Thursday, January 15, 2009

Big Brother is Watching You


Ever play with a program called Google Earth? It's a freebie you can download, and it's basically a series of maps of the entire world. Included is a satellite view, sharper in big cities than out in the country, and in some places, there is a street view, which can be downright spooky. If you live in a city on a well-traveled street, plug your address in, and what you get is as detailed as a photograph you'd shoot from the street, done with a so-so camera.

Now, of course, anybody can legally drive down your street and take pictures of the outside of your house -- there's no invasion of privacy involved unless they come peek in your window.
But it is somewhat disconcerting if you can find this picture of your house from any computer on the planet. A great tool for stalkers.

I had the program on my old computer and didn't port it to the new one. I wanted to look up an address today and thought, what-the-hell, I'll re-install it. And just for fun, I plugged in the street and number of a friend and activated the street view. Sure enough, the image came up.
Showed his house, his daughter standing in the front yard, and him, inside their garage -- door was up, so it was "public."

It gives one pause, it does.

I know there are millions of cameras out there -- supposedly more cameras than people in London, for example -- and that anything you do in public might be captured as a photo or video, but it is, as Darth Vader said ... disturbing.

My hot tub is under the tree canopy out back and you can't see it from above, but if it wasn't, I could flash you from thousands of miles away.

Welcome to the future ...

10 comments:

heina said...

Reminds me of the scene with Gene Hackman from Enemy Of The State, wherein generic Big Brother agency is watching him and Will Smith using super satellite cameras, and the one comments to the other, "Smart guy, he never looks up..."

Anonymous said...

Yeah- Google Earth has seen quite of bit of use by Iraqis the last few years, both insurgents and people planning E&E or defensive contingencies.
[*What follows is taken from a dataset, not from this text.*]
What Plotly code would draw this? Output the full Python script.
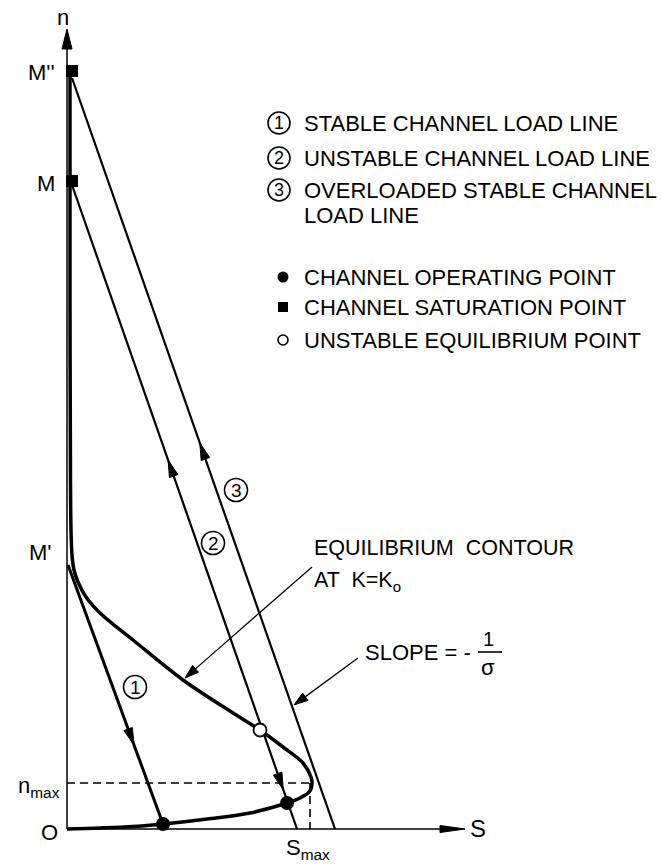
import plotly.graph_objects as go
import numpy as np

# ---------------- data (S = channel load, n = channel occupancy) ----------------
# Equilibrium contour at K = K0
contour_S = [0.03, 0.03, 0.035, 0.04, 0.05, 0.07, 0.11, 0.19, 0.33, 0.66, 1.16, 1.66, 1.93,
             2.16, 2.36, 2.44, 2.45, 2.43, 2.33, 2.20, 1.83, 1.40, 1.06, 0.96, 0.66, 0.33, 0.0]
contour_n = [7.54, 5.29, 3.49, 2.99, 2.74, 2.59, 2.47, 2.32, 2.16, 1.89, 1.49, 1.16, 0.99,
             0.82, 0.66, 0.52, 0.46, 0.38, 0.31, 0.26, 0.16, 0.10, 0.06, 0.05, 0.025, 0.01, 0.0]

# Load lines (start at M', M, M'' ; end on the S axis / operating point)
line1_S = [0.01, 0.96]
line1_n = [2.64, 0.05]
line2_S = [0.05, 2.30]
line2_n = [6.44, 0.00]
line3_S = [0.05, 2.68]
line3_n = [7.51, 0.00]

# Special points
operating_S = [0.96, 2.20]
operating_n = [0.05, 0.26]
saturation_S = [0.05, 0.05]
saturation_n = [7.58, 6.48]
unstable_S = [1.93]
unstable_n = [0.99]

n_max = 0.46
S_max = 2.43

# Arrows along the load lines: (line, fraction along line of the tip, direction +1 = toward end)
line_arrows = [("1", 0.695, 1), ("2", 0.427, -1), ("2", 0.939, 1), ("3", 0.486, -1)]

legend_lines = ["STABLE CHANNEL LOAD LINE", "UNSTABLE CHANNEL LOAD LINE",
                "OVERLOADED STABLE CHANNEL", "LOAD LINE"]
legend_points = ["CHANNEL OPERATING POINT", "CHANNEL SATURATION POINT",
                 "UNSTABLE EQUILIBRIUM POINT"]

FONT = "Liberation Sans"
BLACK = "black"

lines = {"1": (line1_S, line1_n), "2": (line2_S, line2_n), "3": (line3_S, line3_n)}

fig = go.Figure()


def add_line(xs, ys, width, dash="solid", shape="linear"):
    fig.add_trace(go.Scatter(x=xs, y=ys, mode="lines",
                             line=dict(color=BLACK, width=width, dash=dash, shape=shape),
                             hoverinfo="skip", showlegend=False))


def add_head(tip, direction, length, half):
    d = np.array(direction, dtype=float)
    d = d / np.linalg.norm(d)
    p = np.array([-d[1], d[0]])
    tip = np.array(tip, dtype=float)
    base = tip - d * length
    pts = [tip, base + p * half, base - p * half, tip]
    fig.add_trace(go.Scatter(x=[q[0] for q in pts], y=[q[1] for q in pts], mode="lines",
                             fill="toself", fillcolor=BLACK, line=dict(color=BLACK, width=1),
                             hoverinfo="skip", showlegend=False))


def add_arrow(tail, tip, width, length, half):
    tail = np.array(tail, float)
    tip = np.array(tip, float)
    d = (tip - tail) / np.linalg.norm(tip - tail)
    add_line([tail[0], tip[0] - d[0] * length * 0.8], [tail[1], tip[1] - d[1] * length * 0.8], width)
    add_head(tip, d, length, half)


# axes
add_arrow((0, 0), (0, 8.00), 1.5, 0.20, 0.05)
add_arrow((0, 0), (3.98, 0), 1.5, 0.25, 0.035)

# dashed n_max / S_max guides
add_line([0, S_max + 0.02], [n_max, n_max], 1.6, dash="8px,5px")
add_line([S_max, S_max], [n_max, 0], 1.6, dash="8px,5px")

# contour
add_line(contour_S, contour_n, 3.5, shape="spline")

# load lines
add_line(line1_S, line1_n, 3)
add_line(line2_S, line2_n, 2.2)
add_line(line3_S, line3_n, 2.2)

for key, t, sgn in line_arrows:
    xs, ys = lines[key]
    p0 = np.array([xs[0], ys[0]])
    p1 = np.array([xs[1], ys[1]])
    tip = p0 + (p1 - p0) * t
    add_head(tip, (p1 - p0) * sgn, 0.17, 0.045)

# annotation pointer arrows
add_arrow((2.45, 2.62), (1.18, 1.51), 1.3, 0.14, 0.045)
add_arrow((2.91, 1.71), (2.27, 1.24), 1.3, 0.14, 0.045)

# points
fig.add_trace(go.Scatter(x=operating_S, y=operating_n, mode="markers",
                         marker=dict(symbol="circle", size=14, color=BLACK),
                         hoverinfo="skip", showlegend=False))
fig.add_trace(go.Scatter(x=saturation_S, y=saturation_n, mode="markers",
                         marker=dict(symbol="square", size=12, color=BLACK),
                         hoverinfo="skip", showlegend=False))
fig.add_trace(go.Scatter(x=unstable_S, y=unstable_n, mode="markers",
                         marker=dict(symbol="circle", size=13, color="white",
                                     line=dict(color=BLACK, width=1.8)),
                         hoverinfo="skip", showlegend=False))

# legend (drawn inside the figure)
leg_x = 2.35
leg_rows = [7.06, 6.71, 6.39, 6.14]
for i, (txt, yy) in enumerate(zip(legend_lines, leg_rows)):
    fig.add_annotation(x=leg_x, y=yy, text=txt, showarrow=False, xanchor="left", yanchor="middle",
                       font=dict(family=FONT, size=22, color=BLACK))
for i, yy in enumerate(leg_rows[:3]):
    fig.add_shape(type="circle", xref="x", yref="y", x0=2.12 - 0.11, x1=2.12 + 0.11,
                  y0=yy - 0.11, y1=yy + 0.11, line=dict(color=BLACK, width=1.6))
    fig.add_annotation(x=2.12, y=yy, text=str(i + 1), showarrow=False,
                       font=dict(family=FONT, size=18, color=BLACK))

pt_rows = [5.52, 5.22, 4.89]
for txt, yy in zip(legend_points, pt_rows):
    fig.add_annotation(x=leg_x, y=yy, text=txt, showarrow=False, xanchor="left", yanchor="middle",
                       font=dict(family=FONT, size=22, color=BLACK))
fig.add_trace(go.Scatter(x=[2.16], y=[pt_rows[0]], mode="markers",
                         marker=dict(symbol="circle", size=11, color=BLACK),
                         hoverinfo="skip", showlegend=False))
fig.add_trace(go.Scatter(x=[2.16], y=[pt_rows[1]], mode="markers",
                         marker=dict(symbol="square", size=10, color=BLACK),
                         hoverinfo="skip", showlegend=False))
fig.add_trace(go.Scatter(x=[2.16], y=[pt_rows[2]], mode="markers",
                         marker=dict(symbol="circle", size=10, color="white",
                                     line=dict(color=BLACK, width=1.6)),
                         hoverinfo="skip", showlegend=False))

# circled line numbers on the plot
for num, (cx, cy) in zip(["1", "2", "3"], [(0.68, 1.42), (1.46, 2.86), (1.69, 3.39)]):
    fig.add_shape(type="circle", xref="x", yref="y", x0=cx - 0.115, x1=cx + 0.115,
                  y0=cy - 0.115, y1=cy + 0.115, line=dict(color=BLACK, width=1.6),
                  fillcolor="white")
    fig.add_annotation(x=cx, y=cy, text=num, showarrow=False,
                       font=dict(family=FONT, size=19, color=BLACK))


# text labels
def label(x, y, text, size=22, xanchor="center"):
    fig.add_annotation(x=x, y=y, text=text, showarrow=False, xanchor=xanchor, yanchor="middle",
                       font=dict(family=FONT, size=size, color=BLACK))


label(-0.04, 8.12, "n")
label(-0.10, 7.57, "M''", xanchor="right")
label(-0.10, 6.46, "M", xanchor="right")
label(-0.13, 2.77, "M'", xanchor="right")
label(-0.05, 0.42, "n<sub>max</sub>", xanchor="right")
label(-0.07, -0.03, "O", xanchor="right")
label(S_max - 0.02, -0.20, "S<sub>max</sub>")
label(4.11, 0.01, "S", size=24)

label(2.45, 2.81, "EQUILIBRIUM  CONTOUR", size=21.5, xanchor="left")
label(2.45, 2.48, "AT  K=K<sub>o</sub>", size=21.5, xanchor="left")
label(2.96, 1.77, "SLOPE = -", xanchor="left")
label(4.21, 1.90, "1", size=20)
label(4.21, 1.62, "σ", size=22)
fig.add_shape(type="line", xref="x", yref="y", x0=4.11, x1=4.35, y0=1.77, y1=1.77,
              line=dict(color=BLACK, width=1.6))

fig.update_layout(
    width=663, height=864,
    margin=dict(l=0, r=0, t=0, b=0),
    paper_bgcolor="white", plot_bgcolor="white",
    xaxis=dict(range=[-0.67, 5.96], visible=False, fixedrange=True),
    yaxis=dict(range=[-0.35, 8.29], visible=False, fixedrange=True),
    showlegend=False,
)

fig.write_html("out.html",
               config={"displayModeBar": False, "staticPlot": True},
               post_script="document.body.style.margin='0';document.body.style.padding='0';"
                           "document.body.style.overflow='hidden';")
At least technology is making it easier for us to kill large numbers of people.

Stephen Grey said...

This is one of Google's sleeper technologies, things that haven't exactly caught on like wildfire yet but are simmering away.

If you have a graphics card, you can look at New York with all the buildings rendered in 3D. Other cities are coming.

I suspect that they will have aerostats over major cities so you'll be able to watch the street view in real time.

Jay said...

My old house has the For Sale sign in the yard for its image.
I recently found out some parts of Australia are on there at street level as well.
It is a little odd...

steve-vh said...

Shades of "The Traveller" series and the Evergreen Foundation?

So which is more ominous? That thieves are able to see where our security fence is the most vulnerable or that we might accidentally pull up your backyard?

Master Plan said...

The thing that seems missing to me in all of this, if I can wax future-tech rhapsodic for a moment, is logging.

If we can all see anything we want when we want, why can't we see who saw what?

That, to me, kinda mitigates the "little brother is watching you" thing, being able to watch them watch you.

There's not a lot of infrastructure there for this yet, but it's only a bit of software away.

Personally I like the idea of nano-scale WORM drives that "break" at a molecular level to insure the data logging is sacrosanct from being edited.

But...that's all some futurism fun that isn't quite here yet.

Anonymous said...

Yeah. I'm not exactly the criminal type but all the "global memory" that now exists gives me the creeps. Any time, anywhere public, I could be being filmed. The bus, the grocery store, a sidewalk corner, wherevever. And what happens if I want to make a career change and become a bank robber? Rank discrimation!, that's what I call it.

I was wondering; how could the satellite take pictures of your friend INSIDE his garage (from above?), door open or no? That's vaguely scary....

Some guy

Jordan said...

@Some Guy: Google Street View (and the equivalent MSN service and I'm sure a few others) are recorded by vehicles set up with a ring of cameras (or a single special camera) automatically snapping shots as they drive along.

That said, MSN has a particularly nifty "birds eye view" on their mapping site that is taken from airplanes and is angled such that you can get a much better view of the facade of a building even from the air. You can even view a location from all four sides that way.

Some of the, ahh "sensitive" locations that are blurred out in Google Maps or are more subtly hidden (there are some fun places where airbrushed forests cover certain interesting locations) aren't hidden in some of the other services or views.

Steve Perry said...

The garage interior is from the street view -- basically they hire folks to drive up and down with an automatic 360 cam on top the car and shoot pictures. (There's a whole bunch of street-theater guys who try to find out when this is happening and who go out and try to get in as many pictures as they can. It's a brave new world out there ...)

Anonymous said...

Ah. Thanks for the info. That's even worse. When I finish this comment I intend to head straight for the nearest (unlit) closet, close the door, burrow in, and stay there for the rest of my life, or at least until the latest camera technology defeats my brilliant scheme.